Wednesday, November 10, 2010
(graphic: UCLA cityLAB)
Forget Congress, argue attorneys Jeanne Mirer and Marjorie Cohn. President Barack Obama has all the authority and resources needed at his disposal to create millions of new jobs for unemployed Americans.
 
Just as others on the left have remarked during the past two years, Mirer and Cohn believe Obama needs to take a page out of the past and do what Franklin Roosevelt did during the Depression to help get the country back on its feet. In this case, the historical example is Executive Order 7034, which Roosevelt signed to appropriate $4.8 billion for the Works Progress Administration and put people back to work.
 
What Obama should do is use his presidential powers to redirect monies paid back to the government by companies that were rescued under the Troubled Assets Relief Program (TARP) in order to finance new employment opportunities.
 
“Much of the TARP money has been repaid and the administration refers to the profit on the payments,” write Mirer and Cohn. “If one assumes an average cost of one job is $50,000, 6 million jobs could be immediately created for $300 billion. 12 million jobs could be created for $600 billion.
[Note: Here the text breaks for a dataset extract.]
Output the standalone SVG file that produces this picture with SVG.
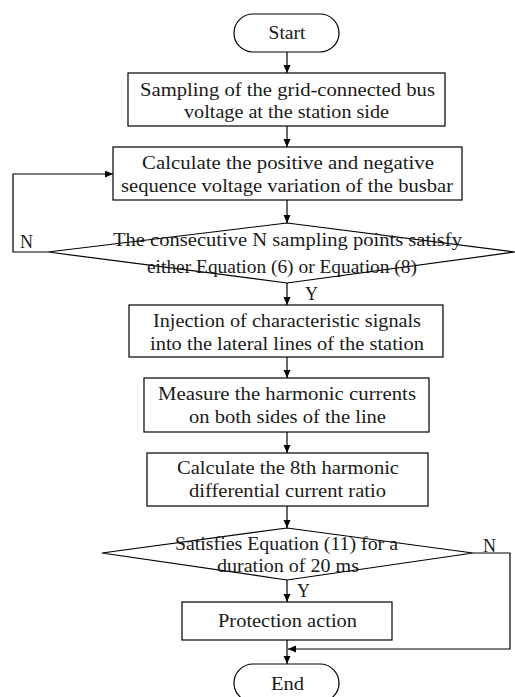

Because this is already appropriated money, Congressional Republicans could not block it.”
-Noel Brinkerhoff
 
Obama: Create Jobs by Executive Order (by Jeanne Mirer and Marjorie Cohn, Marjorie Cohn.com)

Comments

fred 13 years ago
such simplistic, easy, and wrong view of the situation. just go look at japan and what an attempt at underemployment did to it for over 10 years and counting. japan did everything it could to employ every single unemployed person, and the end result... failure. and what every fdr policy lover seems to neglect, is that the economy didn't really fully recover under fdr until the war was over, and the us was the real only country around the globe with a fully functional and operational industrial infrastructure. all his works projects were simply band aids, and never really worked at all.